В 1942 году, когда полезность и невиновность Романа Кима стали очевидны руководству НКВД, он получил едва ли не главную награду в своей жизни: ему разрешили переписку с семьей. Сын Вива (Виват) после ареста родителей избежал отправки в детский приемник и жил под Уфой с сестрой Мариам Верой и ее детьми. Сама Мариам Самойловна сидела в Севжелдорлаге, в поселке Княжпогост (ныне Железнодорожный) в Коми АССР, работала на легкой, «блатной», как она сама писала, работе — учетчицей[430]. По иронии судьбы ей и там пришлось однажды поработать переводчицей у заключенного по фамилии Ким. Загадочный кореец, не знавший русского языка, но прекрасно говоривший по-японски, якобы работал председателем рисоводческого колхоза в Казахстане. Вскоре его отпустили (!) и он, «совершенно преобразившийся», в штатском костюме уехал на волю. Мариам Самойловна завидовала ему, но вряд ли могла надеяться на освобождение. Однако через некоторое время (пока неизвестно, когда именно) она начала получать письма от мужа, которого считала расстрелянным.

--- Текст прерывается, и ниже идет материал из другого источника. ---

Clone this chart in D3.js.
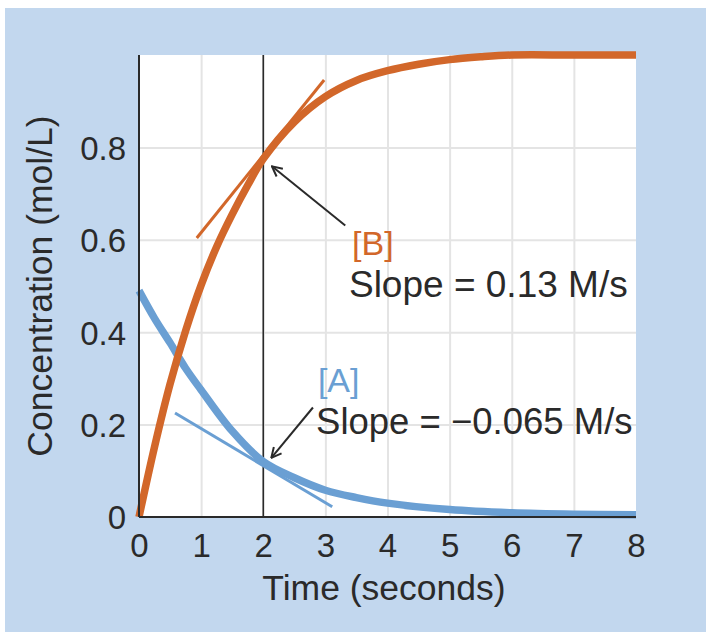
<!DOCTYPE html>
<html>
<head>
<meta charset="utf-8">
<script src="https://d3js.org/d3.v7.min.js"></script>
<style>
  body { margin: 0; background: #fff; }
  svg text { font-family: "Liberation Sans", Arial, Helvetica, sans-serif; }
</style>
</head>
<body>
<div id="chart"></div>
<script>
// values
var timeA = [0, 0.25, 0.5, 0.75, 1, 1.5, 2, 2.5, 3, 3.5, 4, 5, 6, 7, 8];
var concA = [0.49, 0.43, 0.377, 0.322, 0.275, 0.186, 0.12, 0.085, 0.058, 0.042, 0.03, 0.016, 0.009, 0.006, 0.005];

var timeB = [0, 0.25, 0.5, 0.75, 1, 1.25, 1.5, 1.75, 2, 2.5, 3, 3.5, 4, 4.5, 5, 5.5, 6, 7, 8];
var concB = [0, 0.152, 0.288, 0.403, 0.502, 0.585, 0.655, 0.718, 0.775, 0.855, 0.91, 0.945, 0.966, 0.98, 0.99, 0.996, 1.0, 1.0, 1.0];

// tangent segments at t = 2 s  [t, conc]
var tangentA = [[0.58, 0.225], [3.11, 0.022]];
var tangentB = [[0.93, 0.604], [2.98, 0.946]];

var xTicks = [0, 1, 2, 3, 4, 5, 6, 7, 8];
var yTicks = [0, 0.2, 0.4, 0.6, 0.8];
var markTime = 2;

var W = 706, H = 632;
var margin = { top: 55, right: 70, bottom: 115, left: 139 };
var width = W - margin.left - margin.right,
    height = H - margin.top - margin.bottom;

var orange = '#d2672a';
var blue = '#6a9fd3';
var ink = '#2a2a2a';

var svg = d3.select('#chart').append('svg')
    .attr('width', W)
    .attr('height', H);

// light blue panel
svg.append('rect')
    .attr('x', 5).attr('y', 8)
    .attr('width', W - 5).attr('height', H - 8)
    .attr('fill', '#c2d7ee');

var g = svg.append('g')
    .attr('transform', 'translate(' + margin.left + ',' + margin.top + ')');

var x = d3.scaleLinear().domain([0, 8]).range([0, width]);
var y = d3.scaleLinear().domain([0, 1]).range([height, 0]);

g.append('rect')
    .attr('width', width).attr('height', height)
    .attr('fill', '#fff');

// grid
g.append('g')
    .attr('class', 'xgrid')
    .attr('transform', 'translate(0,' + height + ')')
    .call(d3.axisBottom(x).tickValues(xTicks.slice(1, -1)).tickSize(-height).tickFormat(''))
    .call(function (s) { s.select('.domain').remove(); })
    .selectAll('line').attr('stroke', '#e4e4e4').attr('stroke-width', 2);

g.append('g')
    .attr('class', 'ygrid')
    .call(d3.axisLeft(y).tickValues(yTicks.slice(1)).tickSize(-width).tickFormat(''))
    .call(function (s) { s.select('.domain').remove(); })
    .selectAll('line').attr('stroke', '#e4e4e4').attr('stroke-width', 2);

// axes (labels only, lines drawn below)
var xAxis = g.append('g')
    .attr('transform', 'translate(0,' + height + ')')
    .call(d3.axisBottom(x).tickValues(xTicks).tickSize(0).tickPadding(17).tickFormat(d3.format('d')));
xAxis.select('.domain').remove();
xAxis.selectAll('text')
    .attr('fill', ink)
    .style('font-size', '33px');

var yAxis = g.append('g')
    .call(d3.axisLeft(y).tickValues(yTicks).tickSize(0).tickPadding(13)
        .tickFormat(function (d) { return d === 0 ? '0' : d3.format('.1f')(d); }));
yAxis.select('.domain').remove();
yAxis.selectAll('text')
    .attr('fill', ink)
    .attr('dy', '0.36em')
    .style('font-size', '33px');

// t = 2 marker line
g.append('line')
    .attr('x1', x(markTime)).attr('x2', x(markTime))
    .attr('y1', 0).attr('y2', height)
    .attr('stroke', ink).attr('stroke-width', 1.6);

var line = d3.line()
    .x(function (d) { return x(d[0]); })
    .y(function (d) { return y(d[1]); });

var smooth = d3.line()
    .x(function (d) { return x(d[0]); })
    .y(function (d) { return y(d[1]); })
    .curve(d3.curveCatmullRom.alpha(0.5));

// tangents
g.append('path').datum(tangentB)
    .attr('d', line).attr('fill', 'none')
    .attr('stroke', orange).attr('stroke-width', 3);
g.append('path').datum(tangentA)
    .attr('d', line).attr('fill', 'none')
    .attr('stroke', blue).attr('stroke-width', 3);

// curves
var dataA = timeA.map(function (t, i) { return [t, concA[i]]; });
var dataB = timeB.map(function (t, i) { return [t, concB[i]]; });

g.append('path').datum(dataA)
    .attr('d', smooth).attr('fill', 'none')
    .attr('stroke', blue).attr('stroke-width', 7.5);
g.append('path').datum(dataB)
    .attr('d', smooth).attr('fill', 'none')
    .attr('stroke', orange).attr('stroke-width', 7.5);

// axis lines on top
g.append('line')
    .attr('x1', 0).attr('x2', 0).attr('y1', 0).attr('y2', height)
    .attr('stroke', ink).attr('stroke-width', 2);
g.append('line')
    .attr('x1', 0).attr('x2', width).attr('y1', height).attr('y2', height)
    .attr('stroke', ink).attr('stroke-width', 2);

// arrows
svg.append('defs').append('marker')
    .attr('id', 'head')
    .attr('viewBox', '0 0 12 12')
    .attr('refX', 11).attr('refY', 6)
    .attr('markerWidth', 12).attr('markerHeight', 12)
    .attr('markerUnits', 'userSpaceOnUse')
    .attr('orient', 'auto')
    .append('path')
    .attr('d', 'M1,1 L11,6 L1,11')
    .attr('fill', 'none').attr('stroke', ink).attr('stroke-width', 2);

// arrow to B tangent point
g.append('line')
    .attr('x1', x(3.32)).attr('y1', y(0.631))
    .attr('x2', x(2.14)).attr('y2', y(0.759))
    .attr('stroke', ink).attr('stroke-width', 2)
    .attr('marker-end', 'url(#head)');

// arrow to A tangent point
g.append('line')
    .attr('x1', x(2.8)).attr('y1', y(0.237))
    .attr('x2', x(2.13)).attr('y2', y(0.128))
    .attr('stroke', ink).attr('stroke-width', 2)
    .attr('marker-end', 'url(#head)');

// labels
g.append('text')
    .attr('x', x(3.43)).attr('y', y(0.568))
    .attr('fill', orange).style('font-size', '34px')
    .text('[B]');
g.append('text')
    .attr('x', x(3.38)).attr('y', y(0.477))
    .attr('fill', ink).style('font-size', '37px')
    .text('Slope = 0.13 M/s');

g.append('text')
    .attr('x', x(2.88)).attr('y', y(0.27))
    .attr('fill', blue).style('font-size', '34px')
    .text('[A]');
g.append('text')
    .attr('x', x(2.85)).attr('y', y(0.18))
    .attr('fill', ink).style('font-size', '36.5px')
    .text('Slope = \u22120.065 M/s');

// axis titles
svg.append('text')
    .attr('x', 384)
    .attr('y', 600)
    .attr('text-anchor', 'middle')
    .attr('fill', ink).style('font-size', '35.5px')
    .text('Time (seconds)');

svg.append('text')
    .attr('transform', 'translate(52,' + (margin.top + height / 2) + ') rotate(-90)')
    .attr('text-anchor', 'middle')
    .attr('fill', ink).style('font-size', '35.5px')
    .text('Concentration (mol/L)');
</script>
</body>
</html>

Роман Николаевич, лучше осведомленный о судьбе супруги, никогда не забывал ее и в начале войны, получив, очевидно, намек на возможность определенных послаблений в режиме, написал письмо в руководство НКВД с просьбой пересмотреть дело Мариам Самойловны. Просьба ценного заключенного была удовлетворена, и 29 мая 1942 года — через пять лет и один месяц после ареста — Мэри Цын доставили в Москву. Она тоже начала заниматься переводами с японского и — ждать. Во Внутренней тюрьме НКВД на Лубянке она общалась с бывшей японской актрисой Окада Ёсико, та даже нарисовала портрет Мэри, а жена Кима рассказала японке о своем муже, имевшем знакомых (Сано и Хидзиката) среди японских театральных деятелей. Работала Мариам Самойловна, видимо, хорошо, опасений не вызывала, никто не сомневался в том, что никакая она не шпионка, и в конце концов начальство решило, что дальше она может ходить на службу в «шарашке» из дома. 13 марта 1943 года Особое совещание при НКВД СССР, которое отправило ее в лагерь, отменило свой же собственный приговор, и 22 марта Мэри освободили.

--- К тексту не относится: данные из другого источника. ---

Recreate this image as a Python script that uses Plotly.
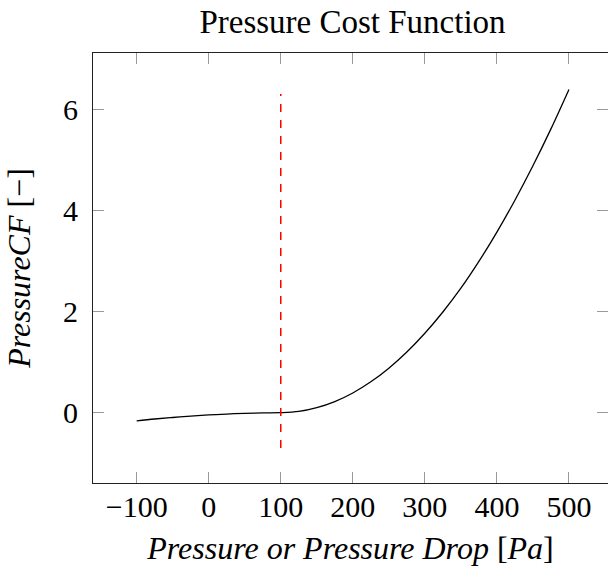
import plotly.graph_objects as go

# Data
pressure = [-100, -75, -50, -25, 0, 25, 50, 75, 100, 125, 150, 175, 200, 225, 250,
            275, 300, 325, 350, 375, 400, 425, 450, 475, 500]
cost = [-0.16, -0.125, -0.095, -0.068, -0.045, -0.027, -0.013, -0.004, 0.0,
        0.025, 0.10, 0.22, 0.39, 0.61, 0.88, 1.20, 1.57, 1.99, 2.46, 2.99,
        3.57, 4.20, 4.88, 5.61, 6.39]
threshold_x = [100, 100]
threshold_y = [-0.7, 6.3]

x_ticks = [-100, 0, 100, 200, 300, 400, 500]
y_ticks = [0, 2, 4, 6]

FONT = "Liberation Serif, DejaVu Serif, serif"

fig = go.Figure()
fig.add_trace(go.Scatter(x=pressure, y=cost, mode="lines",
                         line=dict(color="black", width=1.3, shape="spline"),
                         showlegend=False, hoverinfo="skip"))
fig.add_trace(go.Scatter(x=threshold_x, y=threshold_y, mode="lines",
                         line=dict(color="red", width=1.5, dash="8px,8px"),
                         showlegend=False, hoverinfo="skip"))

yr = [-1.39, 7.11]
fig.update_layout(
    width=608, height=575,
    margin=dict(l=93, r=0, t=53, b=92),
    paper_bgcolor="white", plot_bgcolor="white",
    font=dict(family=FONT, size=30, color="black"),
    title=dict(text="Pressure Cost Function", x=352.5 / 608, xref="container",
               xanchor="center", y=1 - 21 / 575, yref="container", yanchor="middle",
               font=dict(family=FONT, size=33, color="black")),
    xaxis=dict(range=[-160.6, 554.2], tickvals=x_ticks, ticks="inside", ticklen=11,
               tickcolor="#999", tickwidth=1, showline=True, linecolor="#222",
               linewidth=1.2, mirror="ticks", showgrid=False, zeroline=False,
               tickfont=dict(family=FONT, size=30), ticklabelstandoff=-3,
               title=dict(text="<i>Pressure or Pressure Drop </i>[<i>Pa</i>]",
                          font=dict(family=FONT, size=32, color="black"), standoff=14)),
    yaxis=dict(range=yr, tickvals=y_ticks, ticks="inside", ticklen=11,
               tickcolor="#999", tickwidth=1, showline=True, linecolor="#222",
               linewidth=1.2, mirror=False, showgrid=False, zeroline=False,
               tickfont=dict(family=FONT, size=30), ticklabelstandoff=8,
               title=dict(text="<i>PressureCF</i> [−]",
                          font=dict(family=FONT, size=32, color="black"), standoff=22)),
    yaxis2=dict(range=yr, overlaying="y", side="right", tickvals=y_ticks,
                ticks="inside", ticklen=11, tickcolor="#999", tickwidth=1,
                showline=False, showticklabels=False, showgrid=False, zeroline=False),
)
fig.add_trace(go.Scatter(x=[None], y=[None], yaxis="y2", showlegend=False, hoverinfo="skip"))

fig.write_html("out.html")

Сразу поехать к сыну в Башкирию, где в одном из колхозов жила ее сестра, не получилось. Уехала только в июне. «Вива был ошеломлен от счастья. Всё казалось ему сказочным… Вива придумал страну Лучезарию и стал рисовать карту своей страны, где будет жить счастливо, — вспоминала Мариам Самойловна. — Но действительность была другой. Перед собой он видел озабоченную маму, которая не знала, как поправить его здоровье, чем накормить и во что одеть»[431]. Жизнь в Башкирии была невыносима. В школе мальчик числился «сыном врага народа» и вынужден был каждодневно терпеть унижения. Творческая натура его находила выход в литературе. О своей жизни в качестве ссыльного ребенок написал трогательный до слез рассказ «Школа», который потом причислят к «лагерной» литературе. Но лагерной в то время были вся страна, вся жизнь.

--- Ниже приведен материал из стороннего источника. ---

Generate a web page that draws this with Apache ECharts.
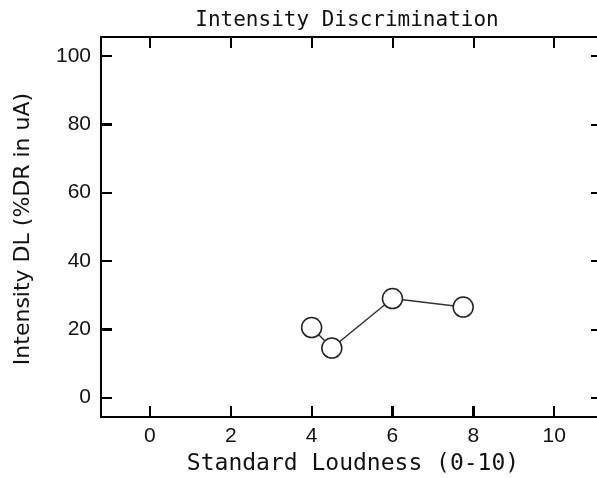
<!DOCTYPE html>
<html><head><meta charset="utf-8">
<script src="https://cdn.jsdelivr.net/npm/echarts@6/dist/echarts.min.js"></script>
<style>html,body{margin:0;padding:0;background:#fff}#c{width:597px;height:478px}</style>
</head><body><div id="c"></div>
<script>
const loudness = [4, 4.5, 6, 7.75];
const intensityDL = [20.5, 14.5, 29, 26.5];
const xTicks = [0, 2, 4, 6, 8, 10];
const yTicks = [0, 20, 40, 60, 80, 100];
const titleText = 'Intensity Discrimination';
const xTitle = 'Standard Loudness (0-10)';
const yTitle = 'Intensity DL (%DR in uA)';

const chart = echarts.init(document.getElementById('c'));
const lineStyle = {color: '#000', width: 2};
const tickStyle = {color: '#000', width: 2};
const labelFont = {color: '#111', fontSize: 21, fontFamily: 'Liberation Sans'};
const xMin = -1.21, xMax = 11.06, yMin = -5.7, yMax = 105.6;
const tickLen = 11;

function tickAxis(position, min, max, ticks, len, showLine) {
  return {type: 'value', position: position, min: min, max: max,
    axisLine: {show: true, onZero: false, lineStyle: showLine ? lineStyle : {color: 'rgba(0,0,0,0)', width: 1}},
    axisTick: {show: true, inside: true, length: len, lineStyle: tickStyle, customValues: ticks},
    axisLabel: {show: false}, splitLine: {show: false}};
}
function labelAxis(position, min, max, ticks, margin) {
  return {type: 'value', position: position, min: min, max: max, offset: 0,
    axisLine: {show: false, onZero: false},
    axisTick: {show: false},
    axisLabel: {customValues: ticks, margin: margin, ...labelFont},
    splitLine: {show: false}};
}

const textGraphics = [
  {type: 'text', x: 347, y: 21, style: {text: titleText, font: '21px "DejaVu Sans Mono"', fill: '#111', textAlign: 'center', textVerticalAlign: 'middle'}},
  {type: 'text', x: 353, y: 464, style: {text: xTitle, font: '23px "DejaVu Sans Mono"', fill: '#111', textAlign: 'center', textVerticalAlign: 'middle'}},
  {type: 'text', x: 23, y: 229, rotation: Math.PI / 2, style: {text: yTitle, font: '22px "DejaVu Sans"', fill: '#111', textAlign: 'center', textVerticalAlign: 'middle'}}
];

chart.setOption({
  animation: false,
  grid: {left: 101, right: 0, top: 37, bottom: 61, outerBoundsMode: 'none', containLabel: false},
  graphic: textGraphics,
  xAxis: [
    tickAxis('bottom', xMin, xMax, xTicks, tickLen, true),
    tickAxis('top', xMin, xMax, xTicks, tickLen, true),
    labelAxis('bottom', xMin, xMax, xTicks, 9)
  ],
  yAxis: [
    tickAxis('left', yMin, yMax, yTicks, tickLen, true),
    tickAxis('right', yMin, yMax, yTicks, 6, false),
    labelAxis('left', yMin, yMax, yTicks, 10)
  ],
  series: [{
    type: 'line',
    xAxisIndex: 0, yAxisIndex: 0,
    data: loudness.map((x, i) => [x, intensityDL[i]]),
    symbol: 'circle', symbolSize: 20,
    lineStyle: {color: '#333', width: 1.5},
    itemStyle: {color: '#fff', borderColor: '#222', borderWidth: 1.5},
    z: 3
  }]
});

// bottom and left inside ticks, placed through the axis scales
const axisY = chart.convertToPixel({yAxisIndex: 0}, yMin);
const axisX = chart.convertToPixel({xAxisIndex: 0}, xMin);
const tickGraphics = [];
xTicks.forEach(v => {
  const px = Math.round(chart.convertToPixel({xAxisIndex: 0}, v));
  tickGraphics.push({type: 'line', shape: {x1: px, y1: axisY, x2: px, y2: axisY - tickLen}, style: {stroke: '#000', lineWidth: 2}, z: 10});
});
yTicks.forEach(v => {
  const py = Math.round(chart.convertToPixel({yAxisIndex: 0}, v));
  tickGraphics.push({type: 'line', shape: {x1: axisX, y1: py, x2: axisX + tickLen, y2: py}, style: {stroke: '#000', lineWidth: 2}, z: 10});
});
chart.setOption({graphic: textGraphics.concat(tickGraphics)});
</script></body></html>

В Москве профессор Н. И. Конрад, недавно вышедший из той же «Внутрянки», устроил Мариам преподавателем Института востоковедения, где руководил кафедрой. Жизнь начала налаживаться. Мужа — Романа Кима вернули из Куйбышева в столицу. Видеться с ним, конечно, не получалось, но сама мысль, что он рядом, в более или менее нормальных условиях, радовала. Радовал и сын. «Война близилась к концу. Вива пошел в пятый класс, стал круглым отличником. Он твердо решил заниматься литературой. Вива записался в детский зал Ленинской библиотеки, где проводил ежедневно не менее двух часов, и показывал мне списки прочитанных книг. Как и все дети, он играл в войну, “добивая фашистов”, радуясь нашим победам. Но история Вивы грустная. Сказка не состоялась. Он был слаб и заболел тяжелой и неизлечимой болезнью легких. Я увезла его в больницу и была с ним до самой смерти. 26 февраля 1944 года в Морозовской больнице Вива скончался»[432].